| Stated task |
Exactly reproduce the lines of the listing below from the one containing "Convert this chart" through the one containing "const headerBottom = 87". Skip the images.

━━ Information supplied

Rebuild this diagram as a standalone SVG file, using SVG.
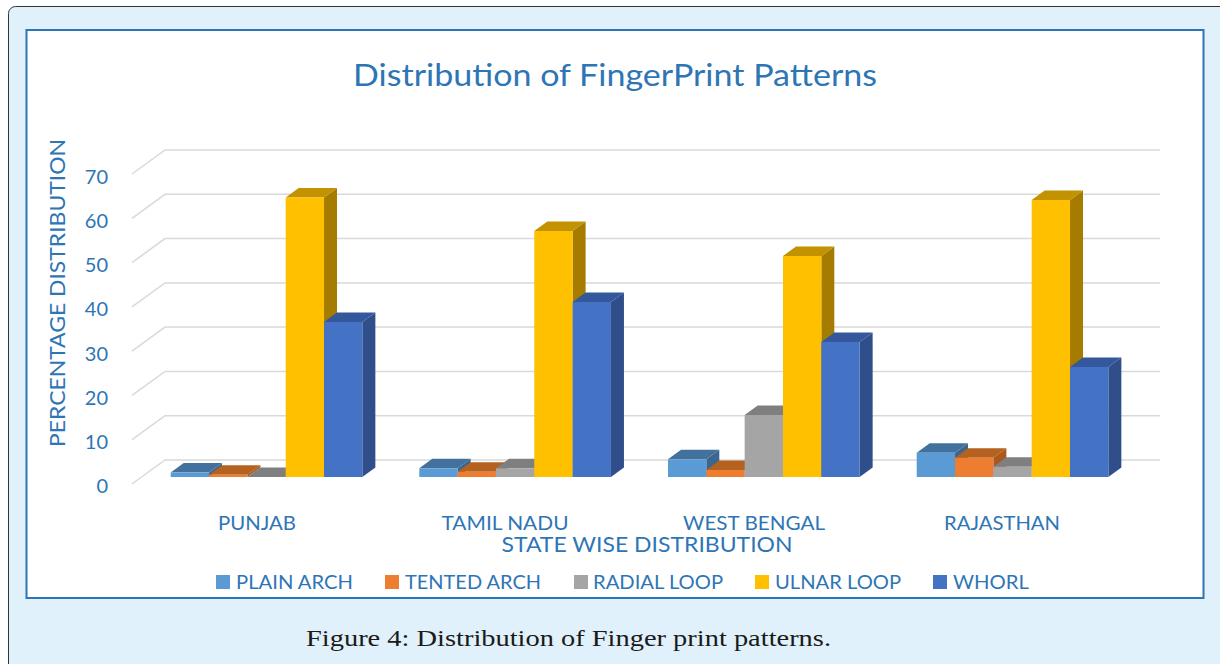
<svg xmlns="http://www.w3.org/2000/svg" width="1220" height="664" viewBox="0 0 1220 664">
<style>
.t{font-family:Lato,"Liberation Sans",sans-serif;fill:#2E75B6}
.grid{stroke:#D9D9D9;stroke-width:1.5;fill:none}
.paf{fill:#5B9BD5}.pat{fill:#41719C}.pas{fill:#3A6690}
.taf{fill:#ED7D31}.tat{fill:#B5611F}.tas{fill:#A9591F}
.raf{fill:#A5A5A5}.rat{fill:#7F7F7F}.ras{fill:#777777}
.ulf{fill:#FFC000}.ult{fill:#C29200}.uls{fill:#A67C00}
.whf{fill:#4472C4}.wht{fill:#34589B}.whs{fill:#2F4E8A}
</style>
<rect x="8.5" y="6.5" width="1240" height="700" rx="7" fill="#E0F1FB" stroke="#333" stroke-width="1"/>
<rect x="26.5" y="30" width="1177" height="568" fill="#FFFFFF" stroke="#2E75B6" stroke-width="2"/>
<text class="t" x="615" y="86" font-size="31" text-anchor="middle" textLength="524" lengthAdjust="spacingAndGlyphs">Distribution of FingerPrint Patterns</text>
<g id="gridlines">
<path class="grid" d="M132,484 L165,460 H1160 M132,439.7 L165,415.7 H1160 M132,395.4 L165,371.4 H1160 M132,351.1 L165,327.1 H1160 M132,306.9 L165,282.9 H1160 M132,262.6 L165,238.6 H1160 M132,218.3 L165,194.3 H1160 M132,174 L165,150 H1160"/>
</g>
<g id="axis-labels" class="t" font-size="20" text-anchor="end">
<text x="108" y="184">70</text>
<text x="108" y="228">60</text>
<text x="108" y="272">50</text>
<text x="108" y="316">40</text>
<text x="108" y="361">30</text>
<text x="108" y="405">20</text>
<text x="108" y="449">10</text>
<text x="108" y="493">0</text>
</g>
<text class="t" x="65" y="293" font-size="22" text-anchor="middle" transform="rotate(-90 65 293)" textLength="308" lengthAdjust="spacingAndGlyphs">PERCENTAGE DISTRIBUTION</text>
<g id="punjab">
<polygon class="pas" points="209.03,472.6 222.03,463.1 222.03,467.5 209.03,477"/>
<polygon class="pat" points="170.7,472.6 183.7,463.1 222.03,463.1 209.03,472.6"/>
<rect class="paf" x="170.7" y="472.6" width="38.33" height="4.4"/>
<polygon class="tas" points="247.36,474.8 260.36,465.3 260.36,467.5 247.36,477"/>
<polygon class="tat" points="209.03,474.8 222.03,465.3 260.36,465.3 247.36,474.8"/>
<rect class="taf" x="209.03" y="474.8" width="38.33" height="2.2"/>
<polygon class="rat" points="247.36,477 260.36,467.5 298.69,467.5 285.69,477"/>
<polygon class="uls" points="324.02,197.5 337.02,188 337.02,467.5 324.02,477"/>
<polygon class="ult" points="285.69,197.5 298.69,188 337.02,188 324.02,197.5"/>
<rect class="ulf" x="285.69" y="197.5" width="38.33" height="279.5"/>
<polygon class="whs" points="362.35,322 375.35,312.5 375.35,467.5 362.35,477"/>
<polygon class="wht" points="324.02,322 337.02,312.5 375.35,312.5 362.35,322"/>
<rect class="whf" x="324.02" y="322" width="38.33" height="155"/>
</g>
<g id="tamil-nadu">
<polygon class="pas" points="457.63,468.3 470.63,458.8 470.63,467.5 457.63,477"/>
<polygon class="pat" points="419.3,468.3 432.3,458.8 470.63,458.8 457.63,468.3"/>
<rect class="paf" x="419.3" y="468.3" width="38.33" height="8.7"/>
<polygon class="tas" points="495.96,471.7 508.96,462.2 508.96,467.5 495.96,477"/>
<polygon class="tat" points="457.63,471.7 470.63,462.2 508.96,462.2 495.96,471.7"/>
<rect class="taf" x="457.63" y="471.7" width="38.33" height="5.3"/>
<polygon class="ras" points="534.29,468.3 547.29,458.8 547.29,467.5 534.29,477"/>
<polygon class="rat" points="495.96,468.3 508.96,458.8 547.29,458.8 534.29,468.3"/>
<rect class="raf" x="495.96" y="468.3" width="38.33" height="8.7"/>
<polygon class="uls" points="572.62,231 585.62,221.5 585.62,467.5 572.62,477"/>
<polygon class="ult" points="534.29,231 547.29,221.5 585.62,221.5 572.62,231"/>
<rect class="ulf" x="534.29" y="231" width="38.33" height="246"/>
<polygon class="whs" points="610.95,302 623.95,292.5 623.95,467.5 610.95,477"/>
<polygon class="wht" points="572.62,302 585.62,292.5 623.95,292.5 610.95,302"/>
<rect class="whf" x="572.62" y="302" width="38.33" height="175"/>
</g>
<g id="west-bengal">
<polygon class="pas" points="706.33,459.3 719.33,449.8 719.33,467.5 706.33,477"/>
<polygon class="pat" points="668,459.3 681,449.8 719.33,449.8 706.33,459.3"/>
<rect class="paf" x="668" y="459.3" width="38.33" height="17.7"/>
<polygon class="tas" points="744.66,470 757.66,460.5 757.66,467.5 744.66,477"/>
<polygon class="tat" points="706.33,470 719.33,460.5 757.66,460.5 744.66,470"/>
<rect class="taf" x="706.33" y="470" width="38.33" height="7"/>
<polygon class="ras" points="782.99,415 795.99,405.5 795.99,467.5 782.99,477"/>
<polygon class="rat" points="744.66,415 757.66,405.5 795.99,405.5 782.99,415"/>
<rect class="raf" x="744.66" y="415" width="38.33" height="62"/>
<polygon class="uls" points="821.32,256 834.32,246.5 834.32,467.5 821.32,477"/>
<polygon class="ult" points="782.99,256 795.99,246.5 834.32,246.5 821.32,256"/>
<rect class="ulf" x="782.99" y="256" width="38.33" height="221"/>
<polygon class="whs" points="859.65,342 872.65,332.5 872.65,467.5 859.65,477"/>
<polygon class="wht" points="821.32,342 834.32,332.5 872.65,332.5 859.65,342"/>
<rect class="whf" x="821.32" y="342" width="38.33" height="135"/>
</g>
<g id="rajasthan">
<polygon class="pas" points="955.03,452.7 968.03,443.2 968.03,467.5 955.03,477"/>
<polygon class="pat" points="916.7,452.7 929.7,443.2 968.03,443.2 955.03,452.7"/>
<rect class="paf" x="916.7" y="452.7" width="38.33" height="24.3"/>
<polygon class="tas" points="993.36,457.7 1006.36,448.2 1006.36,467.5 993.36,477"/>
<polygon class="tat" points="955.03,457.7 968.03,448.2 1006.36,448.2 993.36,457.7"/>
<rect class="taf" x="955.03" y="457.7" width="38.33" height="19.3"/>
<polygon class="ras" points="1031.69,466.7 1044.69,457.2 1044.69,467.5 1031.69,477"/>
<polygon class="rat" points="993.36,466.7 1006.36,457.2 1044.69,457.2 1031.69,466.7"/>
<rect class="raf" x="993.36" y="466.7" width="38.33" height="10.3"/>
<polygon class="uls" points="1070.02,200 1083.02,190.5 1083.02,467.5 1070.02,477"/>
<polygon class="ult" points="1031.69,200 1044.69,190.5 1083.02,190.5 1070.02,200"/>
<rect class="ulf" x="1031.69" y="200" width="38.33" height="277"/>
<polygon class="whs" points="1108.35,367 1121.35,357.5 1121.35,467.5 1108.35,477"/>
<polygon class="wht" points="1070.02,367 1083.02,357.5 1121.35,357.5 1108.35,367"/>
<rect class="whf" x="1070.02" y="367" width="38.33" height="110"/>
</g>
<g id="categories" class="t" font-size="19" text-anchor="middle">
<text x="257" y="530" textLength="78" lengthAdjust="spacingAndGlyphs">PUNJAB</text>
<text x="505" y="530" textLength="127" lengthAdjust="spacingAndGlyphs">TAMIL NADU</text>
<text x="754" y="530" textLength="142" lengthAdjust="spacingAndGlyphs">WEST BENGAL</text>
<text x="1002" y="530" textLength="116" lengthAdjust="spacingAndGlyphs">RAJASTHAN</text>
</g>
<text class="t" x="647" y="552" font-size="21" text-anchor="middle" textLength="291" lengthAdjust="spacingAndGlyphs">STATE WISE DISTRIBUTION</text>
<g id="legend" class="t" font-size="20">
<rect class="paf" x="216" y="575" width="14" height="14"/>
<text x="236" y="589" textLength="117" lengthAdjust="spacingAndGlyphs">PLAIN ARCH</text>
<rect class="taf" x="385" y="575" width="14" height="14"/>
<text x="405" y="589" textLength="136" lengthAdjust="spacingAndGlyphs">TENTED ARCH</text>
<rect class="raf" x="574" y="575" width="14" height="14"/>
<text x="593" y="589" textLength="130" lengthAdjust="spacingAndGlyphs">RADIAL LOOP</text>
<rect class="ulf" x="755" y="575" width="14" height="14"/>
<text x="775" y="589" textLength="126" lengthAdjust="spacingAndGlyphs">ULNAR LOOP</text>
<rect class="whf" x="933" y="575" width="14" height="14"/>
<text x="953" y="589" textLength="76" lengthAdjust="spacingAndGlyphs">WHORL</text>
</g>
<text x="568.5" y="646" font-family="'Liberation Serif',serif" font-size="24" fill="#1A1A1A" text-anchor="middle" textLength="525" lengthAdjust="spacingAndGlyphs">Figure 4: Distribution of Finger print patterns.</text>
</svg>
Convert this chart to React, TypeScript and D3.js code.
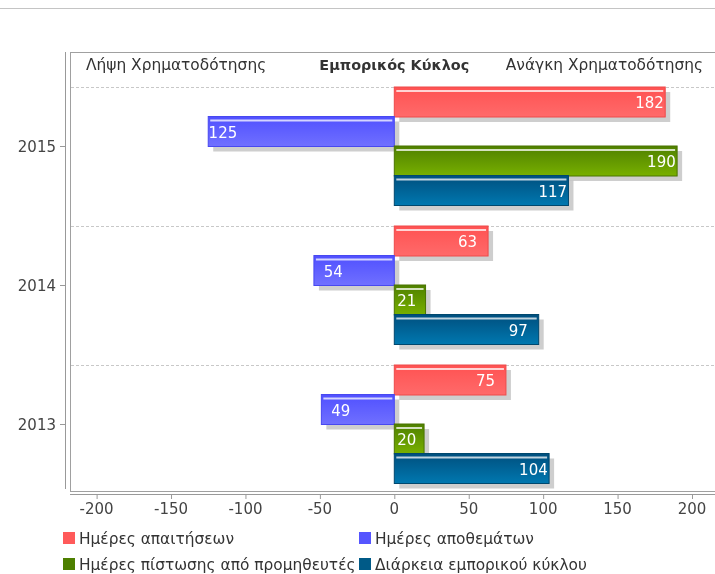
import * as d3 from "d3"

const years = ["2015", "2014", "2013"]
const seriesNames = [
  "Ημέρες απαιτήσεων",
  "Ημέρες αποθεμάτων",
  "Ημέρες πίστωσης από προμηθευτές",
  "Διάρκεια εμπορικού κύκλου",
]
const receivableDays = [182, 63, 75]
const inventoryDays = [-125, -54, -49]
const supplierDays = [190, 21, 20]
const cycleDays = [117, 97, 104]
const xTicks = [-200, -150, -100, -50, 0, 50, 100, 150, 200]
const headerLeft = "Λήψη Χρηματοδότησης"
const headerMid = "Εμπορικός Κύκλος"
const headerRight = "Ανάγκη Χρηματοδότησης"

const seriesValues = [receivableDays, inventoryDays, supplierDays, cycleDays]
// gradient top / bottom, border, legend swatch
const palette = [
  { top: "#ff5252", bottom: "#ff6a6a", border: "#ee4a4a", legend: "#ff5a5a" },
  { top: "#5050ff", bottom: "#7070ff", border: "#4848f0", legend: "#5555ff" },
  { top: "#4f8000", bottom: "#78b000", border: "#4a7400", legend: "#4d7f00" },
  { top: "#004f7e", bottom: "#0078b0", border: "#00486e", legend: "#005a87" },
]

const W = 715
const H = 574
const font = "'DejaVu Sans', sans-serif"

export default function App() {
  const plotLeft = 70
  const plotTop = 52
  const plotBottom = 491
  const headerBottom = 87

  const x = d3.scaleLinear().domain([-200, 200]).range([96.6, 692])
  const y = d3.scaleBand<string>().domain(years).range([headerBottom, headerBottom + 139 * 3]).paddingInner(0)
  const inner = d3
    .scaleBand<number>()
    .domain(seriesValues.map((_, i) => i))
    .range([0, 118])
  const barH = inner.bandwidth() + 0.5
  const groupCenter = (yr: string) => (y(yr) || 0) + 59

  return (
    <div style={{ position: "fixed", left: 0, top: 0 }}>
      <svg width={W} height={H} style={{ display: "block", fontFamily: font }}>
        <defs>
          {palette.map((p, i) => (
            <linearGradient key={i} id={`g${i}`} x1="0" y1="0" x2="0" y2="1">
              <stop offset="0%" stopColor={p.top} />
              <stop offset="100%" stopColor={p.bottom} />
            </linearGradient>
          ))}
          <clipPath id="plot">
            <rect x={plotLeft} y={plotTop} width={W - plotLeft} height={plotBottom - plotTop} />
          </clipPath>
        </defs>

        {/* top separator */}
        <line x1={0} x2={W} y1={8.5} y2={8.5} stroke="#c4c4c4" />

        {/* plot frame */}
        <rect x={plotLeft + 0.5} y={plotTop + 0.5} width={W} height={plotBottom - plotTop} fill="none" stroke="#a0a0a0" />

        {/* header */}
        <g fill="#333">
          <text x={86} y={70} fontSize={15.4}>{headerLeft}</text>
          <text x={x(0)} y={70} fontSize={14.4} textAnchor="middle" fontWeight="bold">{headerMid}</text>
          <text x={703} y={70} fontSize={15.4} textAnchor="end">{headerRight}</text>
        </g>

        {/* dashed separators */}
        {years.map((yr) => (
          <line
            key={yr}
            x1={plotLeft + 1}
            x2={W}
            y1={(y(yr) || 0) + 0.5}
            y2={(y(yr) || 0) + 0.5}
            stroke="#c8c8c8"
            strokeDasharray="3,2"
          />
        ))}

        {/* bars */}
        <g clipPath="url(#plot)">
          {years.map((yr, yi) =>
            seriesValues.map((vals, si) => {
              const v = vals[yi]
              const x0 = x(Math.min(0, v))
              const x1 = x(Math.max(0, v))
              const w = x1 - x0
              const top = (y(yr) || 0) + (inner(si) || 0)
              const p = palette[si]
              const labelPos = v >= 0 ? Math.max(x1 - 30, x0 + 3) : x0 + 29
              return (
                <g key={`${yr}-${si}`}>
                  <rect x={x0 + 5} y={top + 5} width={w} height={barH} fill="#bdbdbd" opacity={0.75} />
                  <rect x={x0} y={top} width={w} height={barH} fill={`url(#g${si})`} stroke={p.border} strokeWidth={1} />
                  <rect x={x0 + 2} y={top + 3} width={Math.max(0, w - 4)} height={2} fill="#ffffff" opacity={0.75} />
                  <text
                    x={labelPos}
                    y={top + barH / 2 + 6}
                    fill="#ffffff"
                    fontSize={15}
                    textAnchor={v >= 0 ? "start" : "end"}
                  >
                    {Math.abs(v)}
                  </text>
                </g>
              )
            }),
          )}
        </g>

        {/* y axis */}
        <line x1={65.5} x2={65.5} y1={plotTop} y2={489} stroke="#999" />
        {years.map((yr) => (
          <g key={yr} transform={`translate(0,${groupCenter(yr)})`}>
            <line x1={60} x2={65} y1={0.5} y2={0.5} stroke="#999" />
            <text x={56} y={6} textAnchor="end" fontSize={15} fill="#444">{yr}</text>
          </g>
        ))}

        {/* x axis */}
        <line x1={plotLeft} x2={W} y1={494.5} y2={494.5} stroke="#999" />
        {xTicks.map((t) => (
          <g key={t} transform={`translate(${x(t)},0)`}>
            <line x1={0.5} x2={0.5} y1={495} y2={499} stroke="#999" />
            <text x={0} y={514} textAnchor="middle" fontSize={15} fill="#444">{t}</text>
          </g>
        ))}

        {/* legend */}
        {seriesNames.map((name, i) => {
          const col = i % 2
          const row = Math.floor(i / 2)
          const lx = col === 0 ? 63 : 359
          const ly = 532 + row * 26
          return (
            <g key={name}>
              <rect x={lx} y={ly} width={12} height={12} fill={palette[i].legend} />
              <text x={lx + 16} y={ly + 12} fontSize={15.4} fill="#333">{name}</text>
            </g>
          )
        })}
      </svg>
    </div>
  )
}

━━━━

| Finished task |
Convert this chart to React, TypeScript and D3.js code.
import * as d3 from "d3"

const years = ["2015", "2014", "2013"]
const seriesNames = [
  "Ημέρες απαιτήσεων",
  "Ημέρες αποθεμάτων",
  "Ημέρες πίστωσης από προμηθευτές",
  "Διάρκεια εμπορικού κύκλου",
]
const receivableDays = [182, 63, 75]
const inventoryDays = [-125, -54, -49]
const supplierDays = [190, 21, 20]
const cycleDays = [117, 97, 104]
const xTicks = [-200, -150, -100, -50, 0, 50, 100, 150, 200]
const headerLeft = "Λήψη Χρηματοδότησης"
const headerMid = "Εμπορικός Κύκλος"
const headerRight = "Ανάγκη Χρηματοδότησης"

const seriesValues = [receivableDays, inventoryDays, supplierDays, cycleDays]
// gradient top / bottom, border, legend swatch
const palette = [
  { top: "#ff5252", bottom: "#ff6a6a", border: "#ee4a4a", legend: "#ff5a5a" },
  { top: "#5050ff", bottom: "#7070ff", border: "#4848f0", legend: "#5555ff" },
  { top: "#4f8000", bottom: "#78b000", border: "#4a7400", legend: "#4d7f00" },
  { top: "#004f7e", bottom: "#0078b0", border: "#00486e", legend: "#005a87" },
]

const W = 715
const H = 574
const font = "'DejaVu Sans', sans-serif"

export default function App() {
  const plotLeft = 70
  const plotTop = 52
  const plotBottom = 491
  const headerBottom = 87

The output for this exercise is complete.